Brazilian members of the Governors’ Climate and Forests (GCF) Task Force took another step toward inclusive policy development by bringing together state and federal government with indigenous leaders and NGOs for a day long workshop in Rio Branco, Acre, Brazil. The workshop, organized by the GCF Task Force, Earth Innovation Institute, IPAM, Forest Trends, and IDESAM created a space for indigenous leaders to interact directly with state and federal government officials. The workshop focused on the critical role indigenous peoples have played in protecting forests and the need to facilitate an active role for indigenous communities in designing and implementing effective state and federal policy.
“We have learned from indigenous peoples that climate change, be it mitigation or adaptation, has to be treated at the territorial level, identifying and respecting the unique needs of each community” said Nathali Germano, coordinator of environmental policies of the National Indian Foundation (FUNAI).
Participants discussed lessons learned from state and national efforts to integrate indigenous peoples into climate change mitigation policy. They also worked to create joint recommendations to improve dialogue and ensure the continuity of policies that consider indigenous peoples’ needs and aspirations, and bring more benefits to communities through forest conservation.
“It is also up to the states to listen to demands of indigenous peoples, understanding and respecting these peoples. Indigenous leaders understand what is happening on the ground and must be allowed to bring this knowledge to all levels of politics.” Wellington Gavião, coordinator of Rondônia state’s Coordination of Indigenous Peoples (COPIR).
The Brazilian workshop is part of a greater effort across the GCF Task Force to formalize principles of collaboration between governmental and indigenous leaders to protect tropical forests and achieve zero deforestation in member states by 2020.

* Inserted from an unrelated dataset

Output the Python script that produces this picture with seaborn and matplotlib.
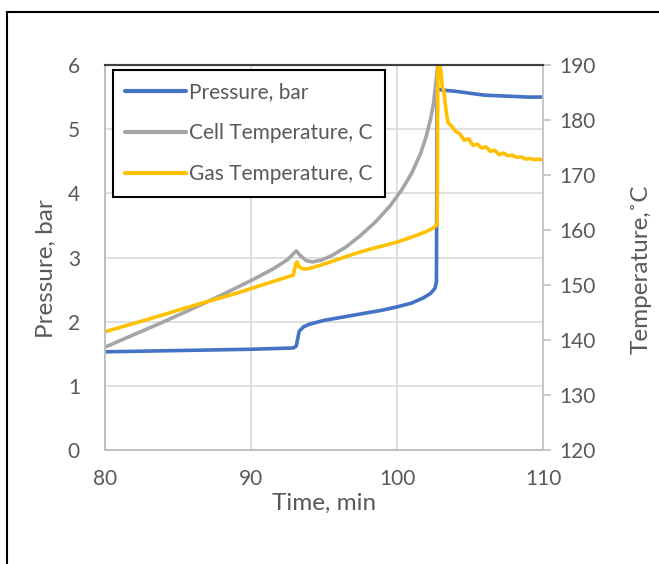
import numpy as np
import pandas as pd
import matplotlib
matplotlib.use("Agg")
import matplotlib.pyplot as plt
from matplotlib.patches import Rectangle
import seaborn as sns

# ---- Data ----
p_time = [80, 85, 90, 92.9, 93.1, 93.3, 93.6, 94, 95, 97, 99, 100, 101, 101.8,
          102.3, 102.6, 102.7, 102.75, 102.85, 103.1, 104, 105, 106, 107, 108,
          109, 110]
pressure = [1.53, 1.55, 1.57, 1.59, 1.62, 1.85, 1.92, 1.96, 2.02, 2.10, 2.18,
            2.23, 2.29, 2.37, 2.44, 2.52, 2.62, 5.62, 5.62, 5.61, 5.59, 5.56,
            5.53, 5.52, 5.51, 5.50, 5.50]

c_time = [80, 82, 84, 86, 88, 90, 91.5, 92.5, 93.1, 93.4, 93.8, 94.2, 94.8,
          95.5, 96.5, 97.5, 98.5, 99.5, 100.3, 101, 101.6, 102, 102.3, 102.5,
          102.65, 102.8]
cell_temp = [138.7, 141.0, 143.3, 145.7, 148.2, 150.8, 152.9, 154.6, 156.2,
             155.3, 154.4, 154.2, 154.5, 155.3, 156.9, 159.0, 161.4, 164.3,
             167.2, 170.3, 173.8, 177.0, 180.2, 183.0, 186.5, 190.5]

g_time = [80, 83, 86, 89, 91, 92.9, 93.05, 93.15, 93.3, 93.6, 94, 95, 96, 97,
          98, 99, 100, 101, 102, 102.5, 102.75, 102.8, 102.9, 103.0, 103.1,
          103.2, 103.3, 103.4, 103.5, 103.7, 104.0, 104.3, 104.6, 104.9, 105.2,
          105.5, 105.8, 106.1, 106.4, 106.7, 107.0, 107.3, 107.6, 107.9, 108.2,
          108.5, 108.8, 109.1, 109.4, 109.7, 110]
gas_temp = [141.5, 143.8, 146.2, 148.5, 150.2, 151.8, 153.7, 154.2, 153.3,
            152.9, 153.0, 153.8, 154.7, 155.6, 156.4, 157.1, 157.8, 158.7,
            159.7, 160.4, 161.0, 191, 191, 189, 186, 185.5, 183, 181, 179.5,
            179, 178, 177.5, 176.3, 176.6, 175.4, 175.6, 174.9, 175.1, 174.3,
            174.5, 173.7, 174.0, 173.5, 173.6, 173.2, 173.3, 172.9, 173.0,
            172.8, 172.9, 172.7]

series_labels = ["Pressure, bar", "Cell Temperature, C", "Gas Temperature, C"]
p_ticks = [0, 1, 2, 3, 4, 5, 6]
t_ticks = [120, 130, 140, 150, 160, 170, 180, 190]
x_ticks = [80, 90, 100, 110]

BLUE, GRAY, GOLD = "#4472C4", "#A5A5A5", "#FFC000"
TXT = "#595959"
GRID = "#D9D9D9"

sns.set_style("white")
plt.rcParams["font.family"] = ["Lato", "DejaVu Sans"]

fig = plt.figure(figsize=(6.59, 5.64), dpi=100)
ax = fig.add_axes([105 / 659, 114 / 564, 438 / 659, 385 / 564])
ax2 = ax.twinx()

df_p = pd.DataFrame({"t": p_time, "v": pressure})
df_c = pd.DataFrame({"t": c_time, "v": cell_temp})
df_g = pd.DataFrame({"t": g_time, "v": gas_temp})

sns.lineplot(data=df_p, x="t", y="v", ax=ax, color=BLUE, lw=2.6,
             sort=False, estimator=None, legend=False)
sns.lineplot(data=df_c, x="t", y="v", ax=ax2, color=GRAY, lw=2.6,
             sort=False, estimator=None, legend=False)
sns.lineplot(data=df_g, x="t", y="v", ax=ax2, color=GOLD, lw=2.6,
             sort=False, estimator=None, legend=False)

ax.set_xlim(80, 110)
ax.set_ylim(0, 6)
ax2.set_ylim(120, 190)
ax.set_xticks(x_ticks)
ax.set_yticks(p_ticks)
ax2.set_yticks(t_ticks)

ax.grid(True, color=GRID, lw=1.2)
ax2.grid(False)
ax.set_axisbelow(True)

for a in (ax, ax2):
    for s in ("left", "right", "bottom"):
        a.spines[s].set_color("#BFBFBF")
        a.spines[s].set_linewidth(1.2)
    a.spines["top"].set_color("#404040")
    a.spines["top"].set_linewidth(1.5)
ax.spines["right"].set_visible(False)

ax.tick_params(axis="x", length=0, labelsize=15, labelcolor=TXT, pad=14)
ax.tick_params(axis="y", length=0, labelsize=15, labelcolor=TXT, pad=18)
ax2.tick_params(axis="y", length=6, width=1.2, color="#BFBFBF",
                labelsize=15, labelcolor=TXT, pad=6)

ax.set_xlabel("Time, min", fontsize=17.5, color=TXT)
ax.set_ylabel("Pressure, bar", fontsize=17.5, color=TXT)
ax2.set_ylabel("Temperature,˚C", fontsize=17.5, color=TXT)
ax.xaxis.set_label_coords(0.5, -0.11)
ax.yaxis.set_label_coords(-0.11, 0.47)
ax2.yaxis.set_label_coords(1.20, 0.47)

# ---- Legend (single box for both axes) ----
handles = ax.get_lines()[:1] + ax2.get_lines()[:2]
leg = ax2.legend(handles=handles, labels=series_labels,
                 loc="upper left", bbox_to_anchor=(0.018, 0.987),
                 borderaxespad=0, fancybox=False, framealpha=1, fontsize=15,
                 handlelength=2.9, labelspacing=1.0, handletextpad=0.15,
                 borderpad=0.6)
leg.get_frame().set_edgecolor("black")
leg.get_frame().set_linewidth(1.5)
for txt in leg.get_texts():
    txt.set_color(TXT)
for line in leg.get_lines():
    line.set_linewidth(3)

# outer chart border (only top and left visible)
fig.patches.append(Rectangle((7 / 659, -0.1), 1.2, 1.1 - 12 / 564,
                             transform=fig.transFigure, fill=False,
                             ec="black", lw=1.5))

fig.savefig("out.png", dpi=100)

All members of the GCF Task Force have committed to partnering and sharing benefits with indigenous peoples by signing the 2014 Rio Branco Declaration. Thus far, Acre, Brazil has been leading the way for other members. In Acre, indigenous peoples have been involved in the construction and implementation of environmental public policies since 1999, contributing to the establishment of Acre’s Environmental Services Incentive System (SISA) -which enables the state to receive compensation for the reduction of its CO2 emissions and forest conservation initiatives. The state’s Indigenous Peoples Working Group is a unique platform through which indigenous peoples directly inform public policies around climate change mitigation and the design of benefit-sharing mechanisms. During the workshop, GCF Task Force members discussed replicating Acre’s indigenous peoples working group model in other Amazonian states.
“We already know what we want, but we need more room for dialogue with governments. Acre has already done this, our struggle now is for other states and the federal government to follow their example,” emphasized Francisca Arara, coordinator of the Organization of Indigenous Teachers of Acre (OPIAC).